▶ **Given instruction**
Quote verbatim everything from the line containing "Output the web" down to the line containing "['32', '64', '128', '256', '512', '1024', '2048'];", with both of those lines included and no others.

▶ **Stored rows**
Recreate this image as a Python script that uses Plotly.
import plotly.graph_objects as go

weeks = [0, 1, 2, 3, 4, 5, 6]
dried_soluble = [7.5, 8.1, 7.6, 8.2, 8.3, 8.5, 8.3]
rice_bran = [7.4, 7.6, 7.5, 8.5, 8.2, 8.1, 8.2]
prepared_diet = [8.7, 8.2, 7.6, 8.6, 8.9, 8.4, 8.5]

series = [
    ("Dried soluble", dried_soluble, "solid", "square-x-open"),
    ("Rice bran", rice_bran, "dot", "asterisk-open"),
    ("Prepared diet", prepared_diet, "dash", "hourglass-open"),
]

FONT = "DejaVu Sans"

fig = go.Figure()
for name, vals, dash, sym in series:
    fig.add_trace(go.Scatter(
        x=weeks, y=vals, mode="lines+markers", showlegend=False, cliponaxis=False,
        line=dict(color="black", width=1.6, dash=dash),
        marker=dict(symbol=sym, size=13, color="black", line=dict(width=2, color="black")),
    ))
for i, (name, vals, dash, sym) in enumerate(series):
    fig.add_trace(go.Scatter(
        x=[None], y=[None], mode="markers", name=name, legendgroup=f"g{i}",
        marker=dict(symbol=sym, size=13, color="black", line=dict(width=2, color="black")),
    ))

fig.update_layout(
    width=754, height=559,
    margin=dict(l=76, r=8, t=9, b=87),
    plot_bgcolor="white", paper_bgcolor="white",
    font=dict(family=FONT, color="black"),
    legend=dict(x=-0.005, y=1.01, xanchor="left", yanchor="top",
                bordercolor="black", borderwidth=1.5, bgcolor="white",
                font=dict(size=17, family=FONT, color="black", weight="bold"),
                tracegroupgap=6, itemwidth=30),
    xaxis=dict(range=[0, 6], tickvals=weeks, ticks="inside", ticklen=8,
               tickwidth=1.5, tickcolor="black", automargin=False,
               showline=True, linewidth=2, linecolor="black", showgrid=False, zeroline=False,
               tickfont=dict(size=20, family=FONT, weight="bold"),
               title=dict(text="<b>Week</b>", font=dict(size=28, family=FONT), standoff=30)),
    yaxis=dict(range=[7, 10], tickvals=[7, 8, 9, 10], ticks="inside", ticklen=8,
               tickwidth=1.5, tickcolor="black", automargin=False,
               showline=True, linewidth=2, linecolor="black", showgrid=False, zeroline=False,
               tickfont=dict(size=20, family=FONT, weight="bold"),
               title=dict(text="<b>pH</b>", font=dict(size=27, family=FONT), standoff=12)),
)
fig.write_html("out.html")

* * *

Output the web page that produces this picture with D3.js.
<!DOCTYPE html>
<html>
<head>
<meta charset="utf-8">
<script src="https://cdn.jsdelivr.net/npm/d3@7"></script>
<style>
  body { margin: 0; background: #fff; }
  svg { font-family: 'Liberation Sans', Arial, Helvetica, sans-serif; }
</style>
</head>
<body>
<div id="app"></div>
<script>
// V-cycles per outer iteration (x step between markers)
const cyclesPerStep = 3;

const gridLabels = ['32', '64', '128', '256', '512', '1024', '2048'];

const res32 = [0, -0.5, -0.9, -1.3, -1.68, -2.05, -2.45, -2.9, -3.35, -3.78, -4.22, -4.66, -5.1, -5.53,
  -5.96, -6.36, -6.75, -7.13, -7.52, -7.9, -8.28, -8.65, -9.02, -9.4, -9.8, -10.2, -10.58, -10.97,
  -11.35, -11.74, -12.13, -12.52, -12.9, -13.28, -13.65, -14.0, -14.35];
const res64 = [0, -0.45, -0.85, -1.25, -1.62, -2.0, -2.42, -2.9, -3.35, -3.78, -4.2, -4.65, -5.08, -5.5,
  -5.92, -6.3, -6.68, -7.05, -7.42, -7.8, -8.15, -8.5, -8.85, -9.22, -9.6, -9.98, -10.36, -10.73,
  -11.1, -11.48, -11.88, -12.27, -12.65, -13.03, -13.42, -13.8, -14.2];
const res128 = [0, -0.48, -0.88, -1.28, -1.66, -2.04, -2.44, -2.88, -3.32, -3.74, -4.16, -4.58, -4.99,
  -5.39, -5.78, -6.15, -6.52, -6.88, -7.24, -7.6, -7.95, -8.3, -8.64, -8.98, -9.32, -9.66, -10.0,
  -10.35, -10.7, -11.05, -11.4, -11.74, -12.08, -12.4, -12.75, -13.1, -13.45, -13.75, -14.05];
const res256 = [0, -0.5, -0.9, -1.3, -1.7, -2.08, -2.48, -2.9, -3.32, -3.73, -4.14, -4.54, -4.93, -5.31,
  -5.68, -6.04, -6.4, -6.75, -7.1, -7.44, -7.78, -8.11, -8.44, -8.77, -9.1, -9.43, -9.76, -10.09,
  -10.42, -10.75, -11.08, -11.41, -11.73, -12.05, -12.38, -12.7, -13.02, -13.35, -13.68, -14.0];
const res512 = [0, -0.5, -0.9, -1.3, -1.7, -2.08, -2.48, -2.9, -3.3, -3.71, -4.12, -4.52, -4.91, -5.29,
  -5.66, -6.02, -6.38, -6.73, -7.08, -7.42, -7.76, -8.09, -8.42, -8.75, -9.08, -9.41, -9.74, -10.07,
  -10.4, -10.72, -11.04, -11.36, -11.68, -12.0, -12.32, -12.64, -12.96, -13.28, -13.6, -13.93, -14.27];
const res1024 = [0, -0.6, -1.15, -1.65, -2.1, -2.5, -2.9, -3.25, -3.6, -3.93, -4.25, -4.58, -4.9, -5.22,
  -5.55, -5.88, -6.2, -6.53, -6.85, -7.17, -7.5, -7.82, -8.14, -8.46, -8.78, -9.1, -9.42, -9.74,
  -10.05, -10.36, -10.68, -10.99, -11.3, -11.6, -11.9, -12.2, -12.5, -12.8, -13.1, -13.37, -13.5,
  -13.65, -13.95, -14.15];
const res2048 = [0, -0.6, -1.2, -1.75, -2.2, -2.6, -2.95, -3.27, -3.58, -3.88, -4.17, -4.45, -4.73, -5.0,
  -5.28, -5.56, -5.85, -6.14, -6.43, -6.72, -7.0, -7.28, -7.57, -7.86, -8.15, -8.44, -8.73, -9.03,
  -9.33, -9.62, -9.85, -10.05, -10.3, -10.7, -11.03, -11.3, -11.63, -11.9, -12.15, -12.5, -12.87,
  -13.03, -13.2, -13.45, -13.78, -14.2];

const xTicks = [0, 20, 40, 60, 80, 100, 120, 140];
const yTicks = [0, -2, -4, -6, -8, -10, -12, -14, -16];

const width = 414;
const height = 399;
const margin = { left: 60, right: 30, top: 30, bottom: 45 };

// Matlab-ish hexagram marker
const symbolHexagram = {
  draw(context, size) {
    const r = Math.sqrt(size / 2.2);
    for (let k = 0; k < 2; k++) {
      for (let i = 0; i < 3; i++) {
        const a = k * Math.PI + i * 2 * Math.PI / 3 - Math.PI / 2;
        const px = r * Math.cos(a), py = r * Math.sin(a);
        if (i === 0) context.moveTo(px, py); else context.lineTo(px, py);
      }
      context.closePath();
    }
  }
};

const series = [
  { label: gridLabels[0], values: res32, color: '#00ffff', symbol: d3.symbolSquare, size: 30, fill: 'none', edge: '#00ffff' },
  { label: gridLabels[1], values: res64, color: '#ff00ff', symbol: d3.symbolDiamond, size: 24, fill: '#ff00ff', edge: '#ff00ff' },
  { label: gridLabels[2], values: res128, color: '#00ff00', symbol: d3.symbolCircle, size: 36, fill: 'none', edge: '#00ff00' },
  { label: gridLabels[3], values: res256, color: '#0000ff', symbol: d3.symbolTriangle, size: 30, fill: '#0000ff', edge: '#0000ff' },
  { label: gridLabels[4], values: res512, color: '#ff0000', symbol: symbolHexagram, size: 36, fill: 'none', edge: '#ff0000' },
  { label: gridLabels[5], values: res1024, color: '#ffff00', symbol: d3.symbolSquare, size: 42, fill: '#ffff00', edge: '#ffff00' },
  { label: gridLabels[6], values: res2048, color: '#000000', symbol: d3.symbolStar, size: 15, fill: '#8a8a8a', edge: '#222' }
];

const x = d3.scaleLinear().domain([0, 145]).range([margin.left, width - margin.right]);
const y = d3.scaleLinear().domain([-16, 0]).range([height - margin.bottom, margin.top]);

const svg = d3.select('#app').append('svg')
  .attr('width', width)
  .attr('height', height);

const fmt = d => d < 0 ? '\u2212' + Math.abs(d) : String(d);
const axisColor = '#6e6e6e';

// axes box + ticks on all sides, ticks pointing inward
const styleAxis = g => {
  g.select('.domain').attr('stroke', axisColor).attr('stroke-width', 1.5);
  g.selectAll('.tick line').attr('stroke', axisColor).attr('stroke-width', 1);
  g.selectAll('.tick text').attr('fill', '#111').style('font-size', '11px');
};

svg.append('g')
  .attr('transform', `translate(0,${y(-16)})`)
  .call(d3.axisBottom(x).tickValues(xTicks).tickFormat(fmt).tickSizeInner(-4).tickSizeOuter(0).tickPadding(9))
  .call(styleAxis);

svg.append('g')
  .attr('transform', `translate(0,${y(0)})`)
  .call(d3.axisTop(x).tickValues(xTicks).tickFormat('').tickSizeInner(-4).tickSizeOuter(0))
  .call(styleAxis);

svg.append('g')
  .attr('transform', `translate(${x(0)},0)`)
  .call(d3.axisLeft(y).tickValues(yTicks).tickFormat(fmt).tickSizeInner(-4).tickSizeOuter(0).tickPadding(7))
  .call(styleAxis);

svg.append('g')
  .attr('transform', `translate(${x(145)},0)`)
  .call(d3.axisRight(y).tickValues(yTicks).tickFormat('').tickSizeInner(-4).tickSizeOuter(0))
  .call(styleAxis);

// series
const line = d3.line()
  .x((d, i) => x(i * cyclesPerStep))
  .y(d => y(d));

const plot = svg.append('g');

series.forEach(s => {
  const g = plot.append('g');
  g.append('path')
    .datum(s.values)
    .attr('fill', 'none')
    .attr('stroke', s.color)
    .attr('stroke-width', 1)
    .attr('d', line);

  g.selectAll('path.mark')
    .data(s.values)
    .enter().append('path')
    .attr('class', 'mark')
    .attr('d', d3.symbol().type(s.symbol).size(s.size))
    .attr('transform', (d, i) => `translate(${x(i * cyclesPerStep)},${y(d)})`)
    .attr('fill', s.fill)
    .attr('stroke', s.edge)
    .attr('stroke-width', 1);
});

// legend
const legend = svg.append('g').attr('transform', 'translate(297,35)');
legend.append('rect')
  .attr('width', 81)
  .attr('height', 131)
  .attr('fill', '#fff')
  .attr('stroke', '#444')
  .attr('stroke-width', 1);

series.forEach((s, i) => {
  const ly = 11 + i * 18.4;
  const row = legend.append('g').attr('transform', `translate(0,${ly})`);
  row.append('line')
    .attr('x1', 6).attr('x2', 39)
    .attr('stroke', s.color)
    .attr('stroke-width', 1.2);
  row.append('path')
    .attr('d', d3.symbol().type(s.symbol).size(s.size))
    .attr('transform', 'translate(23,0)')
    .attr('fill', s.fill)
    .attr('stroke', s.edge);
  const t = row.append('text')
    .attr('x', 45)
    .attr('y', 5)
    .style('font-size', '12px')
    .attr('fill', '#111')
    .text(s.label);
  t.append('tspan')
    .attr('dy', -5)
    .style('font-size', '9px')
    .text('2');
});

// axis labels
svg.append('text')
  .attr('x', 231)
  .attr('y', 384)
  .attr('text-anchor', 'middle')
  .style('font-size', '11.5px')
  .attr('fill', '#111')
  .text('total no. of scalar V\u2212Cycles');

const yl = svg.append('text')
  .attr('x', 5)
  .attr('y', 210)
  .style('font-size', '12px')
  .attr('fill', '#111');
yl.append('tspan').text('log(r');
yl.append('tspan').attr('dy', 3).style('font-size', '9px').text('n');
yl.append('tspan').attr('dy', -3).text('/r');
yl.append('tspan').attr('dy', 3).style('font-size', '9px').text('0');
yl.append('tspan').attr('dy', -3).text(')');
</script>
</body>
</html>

▶ **Problem solution**
Output the web page that produces this picture with D3.js.
<!DOCTYPE html>
<html>
<head>
<meta charset="utf-8">
<script src="https://cdn.jsdelivr.net/npm/d3@7"></script>
<style>
  body { margin: 0; background: #fff; }
  svg { font-family: 'Liberation Sans', Arial, Helvetica, sans-serif; }
</style>
</head>
<body>
<div id="app"></div>
<script>
// V-cycles per outer iteration (x step between markers)
const cyclesPerStep = 3;

const gridLabels = ['32', '64', '128', '256', '512', '1024', '2048'];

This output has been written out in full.